§ INFORMATION SUPPLIED

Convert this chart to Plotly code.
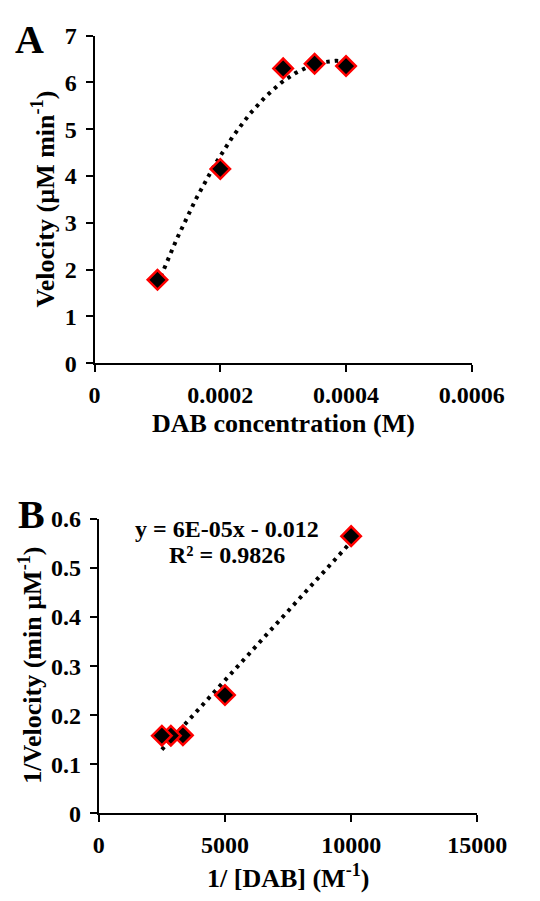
import numpy as np
import plotly.graph_objects as go

# ---- Data ----
dab_conc = [0.0001, 0.0002, 0.0003, 0.00035, 0.0004]
velocity = [1.78, 4.15, 6.30, 6.40, 6.35]

inv_dab = [10000, 5000, 3333, 2857, 2500]
inv_velocity = [0.565, 0.241, 0.159, 0.158, 0.158]

a_xticks = [0, 0.0002, 0.0004, 0.0006]
a_xticktext = ["0", "0.0002", "0.0004", "0.0006"]
a_yticks = [0, 1, 2, 3, 4, 5, 6, 7]
b_xticks = [0, 5000, 10000, 15000]
b_xticktext = ["0", "5000", "10000", "15000"]
b_yticks = [0, 0.1, 0.2, 0.3, 0.4, 0.5, 0.6]
b_yticktext = ["0", "0.1", "0.2", "0.3", "0.4", "0.5", "0.6"]

W, H = 540, 901
FONT = "Liberation Serif, Times New Roman, serif"

# trendlines (fits of the data)
ca = np.polyfit(dab_conc, velocity, 2)
xa = np.linspace(min(dab_conc), max(dab_conc), 200)
ya = np.polyval(ca, xa)
cb = np.polyfit(inv_dab, inv_velocity, 1)
xb = np.linspace(min(inv_dab), max(inv_dab), 100)
yb = np.polyval(cb, xb)

fig = go.Figure()
dotline = dict(color="black", width=4, dash="3.5px,5px")
marker = dict(symbol="diamond", size=15, color="black", line=dict(color="#ff0000", width=2.5))

fig.add_trace(go.Scatter(x=xa, y=ya, mode="lines", line=dotline, xaxis="x", yaxis="y", showlegend=False, hoverinfo="skip"))
fig.add_trace(go.Scatter(x=dab_conc, y=velocity, mode="markers", marker=marker, xaxis="x", yaxis="y", showlegend=False))
fig.add_trace(go.Scatter(x=xb, y=yb, mode="lines", line=dotline, xaxis="x2", yaxis="y2", showlegend=False, hoverinfo="skip"))
fig.add_trace(go.Scatter(x=inv_dab, y=inv_velocity, mode="markers", marker=marker, xaxis="x2", yaxis="y2", showlegend=False))

def px(x):
    return x / W

def py(y):
    return 1 - y / H

tickfont = dict(family=FONT, size=24, color="black", weight="bold")
common = dict(showgrid=False, zeroline=False, showline=True, linecolor="black", linewidth=2,
              ticks="outside", ticklen=7, tickwidth=2, tickcolor="black", tickfont=tickfont,
              fixedrange=True)

fig.update_layout(
    width=W, height=H,
    margin=dict(l=0, r=0, t=0, b=0),
    paper_bgcolor="white", plot_bgcolor="white",
    xaxis=dict(domain=[px(95.5), px(502)], anchor="y", range=[0, 0.0006],
               tickvals=a_xticks, ticktext=a_xticktext, ticklabelstandoff=2, **common),
    yaxis=dict(domain=[py(360.5), py(23.3)], anchor="x", range=[0, 7],
               tickvals=a_yticks, ticklabelstandoff=4, **common),
    xaxis2=dict(domain=[px(100), px(508)], anchor="y2", range=[0, 15000],
                tickvals=b_xticks, ticktext=b_xticktext, ticklabelstandoff=2, **common),
    yaxis2=dict(domain=[py(824), py(521)], anchor="x2", range=[0, 0.6],
                tickvals=b_yticks, ticktext=b_yticktext, ticklabelstandoff=4, **common),
)

def ann(text, x, y, size, angle=0):
    fig.add_annotation(text=text, x=px(x), y=py(y), xref="paper", yref="paper",
                       showarrow=False, textangle=angle, xanchor="center", yanchor="middle",
                       font=dict(family=FONT, size=size, color="black", weight="bold"))

ann("A", 25, 27, 40)
ann("B", 28, 516, 40)
ann("Velocity (µM min<sup>-1</sup>)", 40, 192, 26, -90)
ann("DAB concentration (M)", 299, 423, 26)
ann("1/Velocity (min µM<sup>-1</sup>)", 27, 672, 26, -90)
ann("1/ [DAB] (M<sup>-1</sup>)", 304, 889, 26)
ann("y = 6E-05x - 0.012", 238, 531, 24)
ann("R² = 0.9826", 238, 558, 24)

fig.write_html("out.html")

§ GIVEN PROBLEM
Return nothing but the lines running from the start of the data to the line with "velocity = [1.78, 4.15, 6.30, 6.40, 6.35]", please, both ends included and no pictures.

§ ANSWER FOR THIS EXERCISE
Convert this chart to Plotly code.
import numpy as np
import plotly.graph_objects as go

# ---- Data ----
dab_conc = [0.0001, 0.0002, 0.0003, 0.00035, 0.0004]
velocity = [1.78, 4.15, 6.30, 6.40, 6.35]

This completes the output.